Please email me at [email protected] if you have one.

Thanks!


----------



## tyndago (Dec 21, 2002)

You probably dont need a whole rack ?

The rod ends --- are US parts...


----------



## 1990BNR32 (Aug 17, 2003)

so the z32 rack is not interchangeable with the r32 rack? which US tie rod ends do i use then?


----------



## tyndago (Dec 21, 2002)

Whats broke again ?


----------



## 1990BNR32 (Aug 17, 2003)

not pretty, but...


ouch!


----------



## tyndago (Dec 21, 2002)

Thats a US part . We had to replace one recently for someone.


----------



## 1990BNR32 (Aug 17, 2003)

i don't think the tie rod is actually bent after comparing the parts on both the left and right sides, but i know the threaded part going into the rod is bent, isn't that part of the steering rack? Ramon in Idaho says that he has a whole rack for me that he has lying around.


----------



## tyndago (Dec 21, 2002)

No its not part of the rack . Its comes off the Hicas rack .

Look in the service manual .

You need to pull the boots back . Then in side there . You need to hold the opposite side and take the bent side off.

Dont waste time / money getting a whole rack .

Shipping will probably be more than the part . 

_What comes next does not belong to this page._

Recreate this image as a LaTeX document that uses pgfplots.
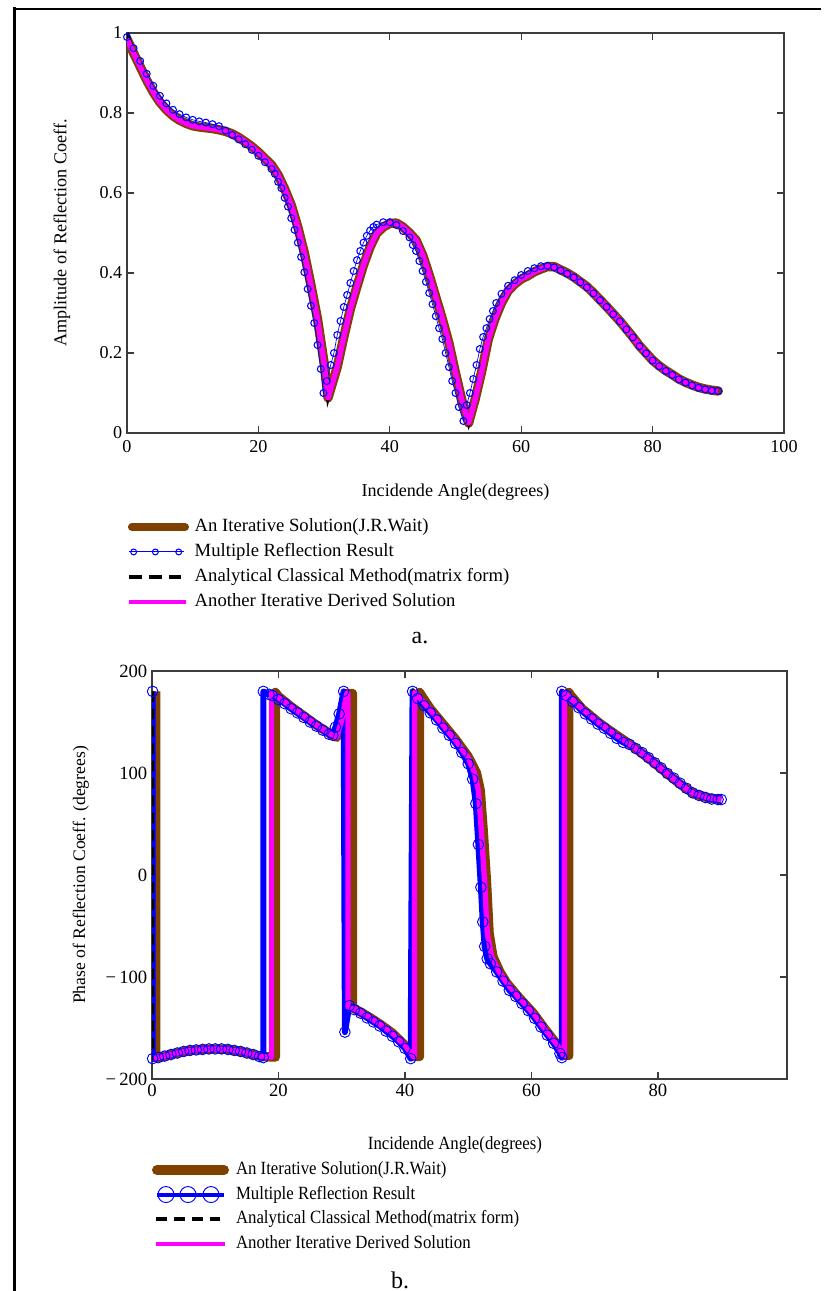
\documentclass[border=0pt]{standalone}
\usepackage{fontspec}
\setmainfont{Liberation Serif}
\newfontfamily\condfont{Liberation Serif}[FakeStretch=0.9]
\usepackage{pgfplots}
\usepackage{pgfplotstable}
\pgfplotsset{compat=1.18}
\definecolor{mcbrown}{RGB}{128,64,0}
\definecolor{mcblue}{RGB}{0,0,255}
\definecolor{mcmag}{RGB}{255,0,255}
\definecolor{axgray}{RGB}{60,60,60}

\pgfplotstableread{
x y
0 0.985
1 0.950
2 0.916
3 0.882
4 0.852
5 0.827
6 0.808
7 0.793
8 0.782
9 0.774
10 0.768
11 0.765
12 0.763
13 0.761
14 0.758
15 0.754
16 0.748
17 0.739
18 0.728
19 0.716
20 0.702
21 0.686
22 0.670
23 0.645
24 0.610
25 0.570
26 0.515
27 0.450
28 0.370
29 0.285
30 0.175
30.6 0.088
31 0.110
32 0.165
33 0.240
34 0.310
35 0.366
36 0.420
37 0.465
38 0.499
39 0.515
40 0.524
41 0.525
42 0.515
43 0.500
44 0.482
45 0.445
46 0.395
47 0.340
48 0.285
49 0.225
50 0.150
51 0.080
52 0.025
53 0.085
54 0.155
55 0.235
56 0.285
57 0.325
58 0.355
59 0.372
60 0.385
61 0.393
62 0.403
63 0.410
64 0.416
65 0.416
66 0.408
67 0.400
68 0.390
69 0.378
70 0.366
71 0.350
72 0.333
73 0.316
74 0.298
75 0.280
76 0.260
77 0.240
78 0.218
79 0.200
80 0.182
81 0.168
82 0.156
83 0.146
84 0.135
85 0.127
86 0.120
87 0.114
88 0.110
89 0.107
90 0.105
}\ampline

\pgfplotstableread{
x y
0 1.0
1 0.950
2 0.916
3 0.882
4 0.852
5 0.827
6 0.808
7 0.793
8 0.782
9 0.774
10 0.768
11 0.765
12 0.763
13 0.761
14 0.758
15 0.754
16 0.748
17 0.739
18 0.728
19 0.716
20 0.702
21 0.686
22 0.670
23 0.645
24 0.610
25 0.570
26 0.515
27 0.450
28 0.370
29 0.285
30 0.175
30.6 0.088
31 0.110
32 0.165
33 0.240
34 0.310
35 0.366
36 0.420
37 0.465
38 0.499
39 0.515
40 0.524
41 0.525
42 0.515
43 0.500
44 0.482
45 0.445
46 0.395
47 0.340
48 0.285
49 0.225
50 0.150
51 0.080
52 0.025
53 0.085
54 0.155
55 0.235
56 0.285
57 0.325
58 0.355
59 0.372
60 0.385
61 0.393
62 0.403
63 0.410
64 0.416
65 0.416
66 0.408
67 0.400
68 0.390
69 0.378
70 0.366
71 0.350
72 0.333
73 0.316
74 0.298
75 0.280
76 0.260
77 0.240
78 0.218
79 0.200
80 0.182
81 0.168
82 0.156
83 0.146
84 0.135
85 0.127
86 0.120
87 0.114
88 0.110
89 0.107
90 0.105
}\ampblack

\pgfplotstableread{
x y
0 0.990
1 0.962
2 0.930
3 0.898
4 0.868
5 0.843
6 0.824
7 0.808
8 0.797
9 0.789
10 0.783
11 0.779
12 0.776
13 0.772
14 0.767
15 0.756
16 0.745
17 0.734
18 0.722
19 0.708
20 0.693
21 0.677
22 0.660
22.5 0.648
23 0.628
23.5 0.612
24 0.588
24.5 0.566
25 0.537
25.5 0.508
26 0.476
26.5 0.440
27 0.402
27.5 0.360
28 0.318
28.5 0.275
29 0.220
29.5 0.160
29.9 0.100
30.4 0.130
31 0.170
31.5 0.200
32 0.245
32.5 0.280
33 0.315
33.5 0.345
34 0.375
34.5 0.405
35 0.432
35.5 0.455
36 0.476
36.5 0.493
37 0.506
37.5 0.515
38 0.521
39 0.527
40 0.527
41 0.520
42 0.505
43 0.489
43.5 0.470
44 0.455
44.5 0.430
45 0.405
45.5 0.378
46 0.350
46.5 0.322
47 0.292
47.5 0.262
48 0.235
48.5 0.200
49 0.165
49.5 0.130
50 0.100
50.5 0.065
51.2 0.030
51.7 0.070
52.2 0.100
52.7 0.135
53.2 0.170
53.7 0.210
54.2 0.240
54.7 0.262
55.2 0.285
55.7 0.305
56.2 0.325
57 0.348
58 0.368
59 0.382
60 0.395
61 0.405
62 0.412
63 0.417
64 0.418
65 0.414
66 0.406
67 0.398
68 0.389
69 0.377
70 0.364
71 0.349
72 0.332
73 0.315
74 0.297
75 0.279
76 0.259
77 0.239
78 0.217
79 0.199
80 0.181
81 0.167
82 0.155
83 0.145
84 0.134
85 0.126
86 0.119
87 0.113
88 0.109
89 0.106
90 0.105
}\ampblue

\pgfplotstableread{
x y
0.6 180
0.6 -179.5
1 -179
2 -177.5
4 -174.5
6 -172
8 -171
10 -170.5
12 -171
14 -173
16 -176
17.5 -178
19.5 -178.5
19.5 179
20 175
22 165
24 156
26 147
28 139
29.2 135
30 152
30.8 178
31.7 178
31.7 -130
32 -131
34 -138
36 -146
38 -155
40 -167
41.3 -178
42.3 -178
42.3 179
42.6 176
44 163
46 148
48 133
50 116
51.3 100
51.9 83
52.4 41
52.9 -8
53.3 -57
53.9 -80
55 -95
56.1 -106
58 -120
60.3 -135.6
62 -150
64 -166
65.1 -177
65.9 -177
65.9 179
66.2 176
68 163
70.8 148.7
73 139
76.1 125.8
79 112
81.4 99.7
83.5 89
85.6 80
88 75.5
90 74
}\phbrown

\pgfplotstableread{
x y
0.1 180
0.1 -180
1 -179
2 -177.5
3 -176
4 -174.5
5 -173
6 -172
7 -171.5
8 -171
9 -170.5
10 -170.5
11 -170.5
12 -171
13 -172
14 -173
15 -174.5
16 -176
17 -178
17.6 -179
17.6 180
18.5 177
19 176
20 172
21 168
22 163
23 159
24 154.5
25 150
26 146
27 142
28 138
28.6 137
29 145
29.6 158
30.3 180
30.5 -154
31.2 -128
32 -132
33 -135.5
34 -140
35 -144
36 -148
37 -153
38 -158
39 -163.5
40 -170
40.9 -180
41.2 180
42 173
43 166
44 159
45 152
46 144
47 137
48 129
49 120
50 109
50.7 94
51.2 70
51.6 30
52.0 -12
52.3 -46
52.6 -70
53.0 -82
53.5 -87
54.5 -95
55.5 -104
56.5 -113
57.5 -119
58.5 -126
59.5 -133
60.5 -140.5
61.5 -149
62.5 -157
63.5 -165
64.5 -175
64.8 -179
64.8 180
65.5 176
66.5 170
67.5 164
68.5 158
69.5 153
70.5 148
71.5 144
72.5 139
73.5 134
74.5 130
75.5 128
76.5 124
77.5 120
78.5 115
79.5 110
80.5 105
81.5 99.5
82.5 95
83.5 90
84.5 85
85.5 80.5
86.5 78
87.5 76
88.5 74.5
89.5 74
90 74
}\phblue

\pgfplotstableread{
x y
0 180
0 -179.5
1 -179
2 -177.5
4 -174.5
6 -172
8 -171
10 -170.5
12 -171
14 -173
16 -176
17.5 -178
18.9 -178.5
18.9 179
20 174
22 165
24 156
26 147
28 139
29.2 135
30 152
30.8 178
31 178
31 -130
32 -131
34 -138
36 -146
38 -155
40 -167
41.3 -178
41.5 -178
41.5 179
42 176
44 162
46 147
48 132
50 115
51 100
51.6 83
52.1 41
52.6 -8
53 -57
53.7 -80
55 -96
56.1 -106
58 -120
60.3 -135.6
62 -150
64 -166
65.1 -177
65.2 -177
65.2 179
65.6 176.5
68 163
70.8 148.7
73 139
76.1 125.8
79 112
81.4 99.7
83.5 89
85.6 80
88 75.5
90 74
}\phblack

\pgfplotstableread{
x y
0.2 -179.5
1 -179
2 -177.5
4 -174.5
6 -172
8 -171
10 -170.5
12 -171
14 -173
16 -176
17.5 -178
18.9 -178.5
18.9 179
20 174
22 165
24 156
26 147
28 139
29.2 135
30 152
30.8 178
31 178
31 -130
32 -131
34 -138
36 -146
38 -155
40 -167
41.3 -178
41.5 -178
41.5 179
42 176
44 162
46 147
48 132
50 115
51 100
51.6 83
52.1 41
52.6 -8
53 -57
53.7 -80
55 -96
56.1 -106
58 -120
60.3 -135.6
62 -150
64 -166
65.1 -177
65.2 -177
65.2 179
65.6 176.5
68 163
70.8 148.7
73 139
76.1 125.8
79 112
81.4 99.7
83.5 89
85.6 80
88 75.5
90 74
}\phmag

\newcommand\fA{\fontsize{13.6pt}{16pt}\selectfont}
\newcommand\fL{\fontsize{14pt}{16pt}\selectfont}
\newcommand\fB{\condfont\fontsize{14pt}{16pt}\selectfont}

\pgfplotsset{
  mcaxis/.style={
    scale only axis,
    axis line style={draw=axgray, line width=1.1pt},
    tick style={draw=axgray, line width=1pt},
    tick align=inside,
    major tick length=5.25pt,
    /pgf/number format/assume math mode=true,
    ticklabel style={font=\fA},
    label style={font=\fA},
    legend cell align=left,
  }
}

\begin{document}
\begin{tikzpicture}
\useasboundingbox (0pt,0pt) rectangle (618pt,-968.25pt);
\draw[line width=2.25pt] (10.5pt,-5.5pt) -- (10.5pt,-968.25pt);
\draw[line width=1.6pt] (9.4pt,-6.75pt) -- (616pt,-6.75pt);

% ---------------- top plot ----------------
\begin{axis}[mcaxis,
  at={(95.25pt,-324.75pt)}, anchor=south west,
  width=492.75pt, height=300pt,
  xmin=0, xmax=100, ymin=0, ymax=1,
  xtick={0,20,40,60,80,100},
  ytick={0,0.2,0.4,0.6,0.8,1},
  yticklabels={0,0.2,0.4,0.6,0.8,1},
  xticklabel style={yshift=-2pt},
  xlabel={Incidende Angle(degrees)},
  ylabel={Amplitude of Reflection Coeff.},
  xlabel style={at={(axis description cs:0.5,-0.1475)}, anchor=center},
  ylabel style={at={(axis description cs:-0.099,0.5)}, anchor=center},
  legend style={at={(axis description cs:0,-0.2036)}, anchor=north west,
    draw=none, fill=none, inner sep=0pt, outer sep=0pt, row sep=0pt,
    font=\fL, column sep=4.3pt,
    nodes={inner sep=0pt, text height=13pt, text depth=5.75pt}},
]
\addplot[mcbrown, line width=7pt, line join=round, line cap=round,
  legend image code/.code={\draw[mcbrown, line width=6pt, line cap=round] (2.2pt,0pt) -- (42pt,0pt);}]
  table[x=x,y=y] {\ampline};
\addlegendentry{An Iterative Solution(J.R.Wait)}
\addplot[mcblue, line width=0.5pt, mark=o, mark size=2.6pt, mark options={line width=0.8pt},
  legend image code/.code={\draw[mcblue, line width=0.8pt] (0pt,0pt) -- (41pt,0pt);
     \draw[mcblue, line width=0.8pt, mark=o, mark size=2.2pt, only marks] plot coordinates {(3.5pt,0pt) (19.75pt,0pt) (37.3pt,0pt)};}]
  table[x=x,y=y] {\ampblue};
\addlegendentry{Multiple Reflection Result}
\addplot[black, line width=3pt, dash pattern=on 10pt off 5pt,
  legend image code/.code={\draw[black, line width=3pt, dash pattern=on 10pt off 5pt] (0pt,0pt) -- (39pt,0pt);}]
  table[x=x,y=y] {\ampblack};
\addlegendentry{Analytical Classical Method(matrix form)}
\addplot[mcmag, line width=4pt, line join=round,
  legend image code/.code={\draw[mcmag, line width=3pt] (0pt,0pt) -- (43pt,0pt);}]
  table[x=x,y=y] {\ampline};
\addlegendentry{Another Iterative Derived Solution}
\end{axis}

\node[font=\fontsize{18pt}{20pt}\selectfont] at (315pt,-478.5pt) {a.};

% ---------------- bottom plot ----------------
\begin{axis}[mcaxis,
  at={(114pt,-809.25pt)}, anchor=south west,
  width=476.25pt, height=306pt,
  xmin=0, xmax=100.4, ymin=-200, ymax=200,
  xtick={0,20,40,60,80},
  ytick={-200,-100,0,100,200},
  yticklabels={−\,200,−\,100,0,100,200},
  ticklabel style={font=\fontsize{14pt}{16pt}\selectfont},
  xlabel={Incidende Angle(degrees)},
  ylabel={Phase of Reflection Coeff. (degrees)},
  xlabel style={at={(axis description cs:0.477,-0.162)}, anchor=center, font=\fB},
  ylabel style={at={(axis description cs:-0.112,0.5)}, anchor=center, font=\fontsize{13.2pt}{16pt}\selectfont},
  legend style={at={(axis description cs:0,-0.193)}, anchor=north west,
    draw=none, fill=none, inner sep=0pt, outer sep=0pt, row sep=0pt,
    font=\fB, column sep=5.25pt,
    nodes={inner sep=0pt, text height=12.7pt, text depth=5.7pt}},
]
\addplot[mcbrown, line width=7pt, line join=round,
  legend image code/.code={\draw[mcbrown, line width=7.5pt, line cap=round] (2.25pt,0pt) -- (52.5pt,0pt);}]
  table[x=x,y=y] {\phbrown};
\addlegendentry{An Iterative Solution(J.R.Wait)}
\addplot[mcblue, line width=4.5pt, line join=round, mark=o, mark size=4pt, mark options={line width=0.7pt, solid},
  legend image code/.code={\draw[mcblue, line width=3pt] (2.25pt,0pt) -- (52.5pt,0pt);
     \draw[mcblue, line width=0.8pt, mark=o, mark size=6pt, only marks] plot coordinates {(9pt,0pt) (25.5pt,0pt) (42.75pt,0pt)};}]
  table[x=x,y=y] {\phblue};
\addlegendentry{Multiple Reflection Result}
\addplot[black, line width=3pt, dash pattern=on 8pt off 5pt,
  legend image code/.code={\draw[black, line width=3pt, dash pattern=on 8.25pt off 5.25pt] (1.5pt,0pt) -- (49.5pt,0pt);}]
  table[x=x,y=y] {\phblack};
\addlegendentry{Analytical Classical Method(matrix form)}
\addplot[mcmag, line width=4pt, line join=round,
  legend image code/.code={\draw[mcmag, line width=3pt] (1.5pt,0pt) -- (53.25pt,0pt);}]
  table[x=x,y=y] {\phmag};
\addlegendentry{Another Iterative Derived Solution}
\end{axis}

\node[font=\fontsize{18pt}{20pt}\selectfont] at (300pt,-960pt) {b.};
\end{tikzpicture}
\end{document}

The part is only a $30 part from the Nissan dealer.


----------



## 1990BNR32 (Aug 17, 2003)

quite an interesting assertation... i will most definitely have to look into that further. what US car would I have nissan get the part for?


----------



## tyndago (Dec 21, 2002)

55114-39F00


----------



## 1990BNR32 (Aug 17, 2003)

that part # is for the outter rear tie rod end for a 240sx... i was told by nissan that it's the same part # for a 300 zx rear outter tie rod. i don't think my outter rod is bent though, just the inner tie rod is bent (the one that you have to pull back the boot on the rack to remove). the question is this though, the 300z and 240sx inner tie rods are different part #'s. which one should i get? the 240sx part # for the inner is similar to the # you listed above.


----------



## tyndago (Dec 21, 2002)

Its a 240 part then . I didnt look it up like that .

Thats the complete part - I think . The rod end and the threaded rod. From the pictures I saw - thats what looked like was bent. 

Take the information I have given you . And run with it. I am just trying to pass you the information - not order the part for you. Its not infront of me so I dont know 100%.

Lots of the R32 and S13 240 suspension parts cross over.

Lots of the R33 and S14 240 suspension parts cross over.

Lots of the R32 and Z32 suspension bits cross over.


----------



## 1990BNR32 (Aug 17, 2003)

thanks again, i ordered the inner tie rod end for an s13 240sx. $50 and it'll be here tomorrow or Monday.


----------